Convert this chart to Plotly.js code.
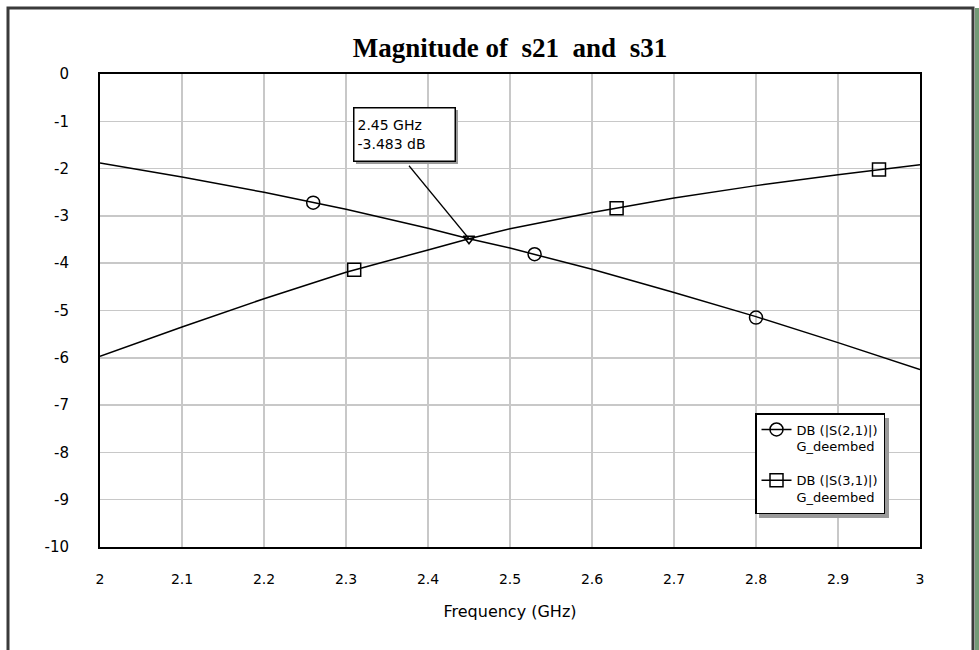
<!DOCTYPE html>
<html>
<head>
<meta charset="utf-8">
<script src="https://cdn.plot.ly/plotly-3.0.1.min.js"></script>
<style>html,body{margin:0;padding:0;background:#fff;}#chart{width:979px;height:650px;}</style>
</head>
<body>
<div id="chart"></div>
<script>
// ---- data ----
var freqGHz = [2.0, 2.1, 2.2, 2.3, 2.4, 2.45, 2.5, 2.6, 2.7, 2.8, 2.9, 3.0];
var s21dB   = [-1.88, -2.18, -2.50, -2.86, -3.26, -3.483, -3.68, -4.13, -4.62, -5.13, -5.68, -6.25];
var s31dB   = [-5.97, -5.35, -4.75, -4.19, -3.72, -3.483, -3.27, -2.93, -2.62, -2.36, -2.13, -1.92];

var s21MarkFreq = [2.26, 2.53, 2.80];
var s21MarkdB   = [-2.72, -3.81, -5.15];
var s31MarkFreq = [2.31, 2.63, 2.95];
var s31MarkdB   = [-4.14, -2.84, -2.02];

var markerFreq = [2.45];
var markerdB   = [-3.483];

var yTickVals   = [0, -1, -2, -3, -4, -5, -6, -7, -8, -9, -10];
var yTickLabels = ["0", "-1", "-2", "-3", "-4", "-5", "-6", "-7", "-8", "-9", "-10"];

var s21Name = "DB (|S(2,1)|)<br>G_deembed";
var s31Name = "DB (|S(3,1)|)<br>G_deembed";
var titleText = "Magnitude of \u00a0s21 \u00a0and \u00a0s31";
var xTitle = "Frequency (GHz)";
var markerLabel = "2.45 GHz<br>-3.483 dB";

// helpers turning pixel layout positions into paper coordinates
var L = 100, R = 920, T = 74, B = 547;
function px(v){ return (v - L) / (R - L); }
function py(v){ return (B - v) / (B - T); }

// markers separated by nulls so no segments are drawn between them
function sep(a){ var o=[]; a.forEach(function(v,i){ if(i) o.push(null); o.push(v); }); return o; }

var traces = [
  {x: freqGHz, y: s21dB, mode: 'lines', line: {color: '#000', width: 1.5}, showlegend: false, hoverinfo: 'skip'},
  {x: freqGHz, y: s31dB, mode: 'lines', line: {color: '#000', width: 1.5}, showlegend: false, hoverinfo: 'skip'},
  {x: sep(s21MarkFreq), y: sep(s21MarkdB), mode: 'lines+markers', connectgaps: false, name: s21Name, legendgroup: 'a',
   line: {color: '#000', width: 1.5},
   marker: {symbol: 'circle-open', size: 13, color: '#000', line: {width: 1.5, color: '#000'}}},
  {x: sep(s31MarkFreq), y: sep(s31MarkdB), mode: 'lines+markers', connectgaps: false, name: s31Name, legendgroup: 'b',
   line: {color: '#000', width: 1.5},
   marker: {symbol: 'square-open', size: 13, color: '#000', line: {width: 1.5, color: '#000'}}},
  {x: markerFreq, y: markerdB, mode: 'markers', showlegend: false,
   marker: {symbol: 'triangle-down-open', size: 10, color: '#000', line: {width: 1.5, color: '#000'}}}
];

var layout = {
  width: 979, height: 650,
  margin: {l: L, r: 979 - R, t: T, b: 650 - B},
  paper_bgcolor: '#fff', plot_bgcolor: '#fff',
  showlegend: true,
  title: {text: titleText, x: 510/979, xanchor: 'center', y: 1 - 48/650, yanchor: 'middle',
          font: {family: 'Liberation Serif, serif', size: 27, color: '#000', weight: 'bold'}},
  xaxis: {range: [2, 3], dtick: 0.1, tick0: 2, showgrid: true, gridcolor: '#c8c8c8', gridwidth: 1.5,
          showline: true, linecolor: '#000', linewidth: 2, mirror: true, zeroline: false,
          ticks: '', ticklabelstandoff: 18,
          tickfont: {family: 'DejaVu Sans, sans-serif', size: 14, color: '#000'},
          title: {text: xTitle, standoff: 20, font: {family: 'DejaVu Sans, sans-serif', size: 16, color: '#000'}}},
  yaxis: {range: [-10, 0], tickmode: 'array', tickvals: yTickVals, ticktext: yTickLabels,
          showgrid: true, gridcolor: '#c8c8c8', gridwidth: 1.5,
          showline: true, linecolor: '#000', linewidth: 2, mirror: true, zeroline: false,
          ticks: '', ticklabelstandoff: 26,
          tickfont: {family: 'DejaVu Sans, sans-serif', size: 15, color: '#000'}},
  legend: {x: px(885), y: py(514), xanchor: 'right', yanchor: 'bottom',
           bgcolor: '#fff', bordercolor: '#000', borderwidth: 1.5, valign: 'top',
           tracegroupgap: 14, itemwidth: 30,
           font: {family: 'DejaVu Sans, sans-serif', size: 13, color: '#000'}},
  shapes: [
    // outer frame
    {type: 'rect', xref: 'paper', yref: 'paper', x0: px(8), x1: px(973), y0: py(700), y1: py(8),
     line: {color: '#3a3a3a', width: 3}, fillcolor: 'rgba(0,0,0,0)', layer: 'below'},
    {type: 'rect', xref: 'paper', yref: 'paper', x0: px(975), x1: px(980), y0: py(700), y1: py(8),
     line: {width: 0}, fillcolor: '#739a76', layer: 'below'},
    // legend shadow
    {type: 'rect', xref: 'paper', yref: 'paper', x0: px(759), x1: px(889), y0: py(518), y1: py(418),
     line: {width: 0}, fillcolor: '#9a9a9a', layer: 'above'},
    // annotation shadow
    {type: 'rect', xref: 'paper', yref: 'paper', x0: px(356), x1: px(458), y0: py(164), y1: py(110),
     line: {width: 0}, fillcolor: '#9a9a9a', layer: 'above'},
    // leader line from marker to label
    {type: 'line', xref: 'x', yref: 'y', xsizemode: 'pixel', ysizemode: 'pixel',
     xanchor: markerFreq[0], yanchor: markerdB[0], x0: 0, y0: 0, x1: -60, y1: 73,
     line: {color: '#000', width: 1.2}, layer: 'above'}
  ],
  annotations: [
    {xref: 'paper', yref: 'paper', x: px(353), y: py(107), xanchor: 'left', yanchor: 'top',
     text: markerLabel, showarrow: false, align: 'left', valign: 'middle',
     width: 94, height: 46, borderpad: 3, bgcolor: '#fff', bordercolor: '#000', borderwidth: 1.5,
     font: {family: 'DejaVu Sans, sans-serif', size: 14, color: '#000'}}
  ]
};

Plotly.newPlot('chart', traces, layout, {displayModeBar: false, staticPlot: true});
</script>
</body>
</html>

**PROBLEM DESCRIPTION:** Omitting all pictures, restate exactly the lines of the material from its start through the line that contains "-2.36, -2.13, -1.92];".

**WORKED SOLUTION:**
Convert this chart to Plotly.js code.
<!DOCTYPE html>
<html>
<head>
<meta charset="utf-8">
<script src="https://cdn.plot.ly/plotly-3.0.1.min.js"></script>
<style>html,body{margin:0;padding:0;background:#fff;}#chart{width:979px;height:650px;}</style>
</head>
<body>
<div id="chart"></div>
<script>
// ---- data ----
var freqGHz = [2.0, 2.1, 2.2, 2.3, 2.4, 2.45, 2.5, 2.6, 2.7, 2.8, 2.9, 3.0];
var s21dB   = [-1.88, -2.18, -2.50, -2.86, -3.26, -3.483, -3.68, -4.13, -4.62, -5.13, -5.68, -6.25];
var s31dB   = [-5.97, -5.35, -4.75, -4.19, -3.72, -3.483, -3.27, -2.93, -2.62, -2.36, -2.13, -1.92];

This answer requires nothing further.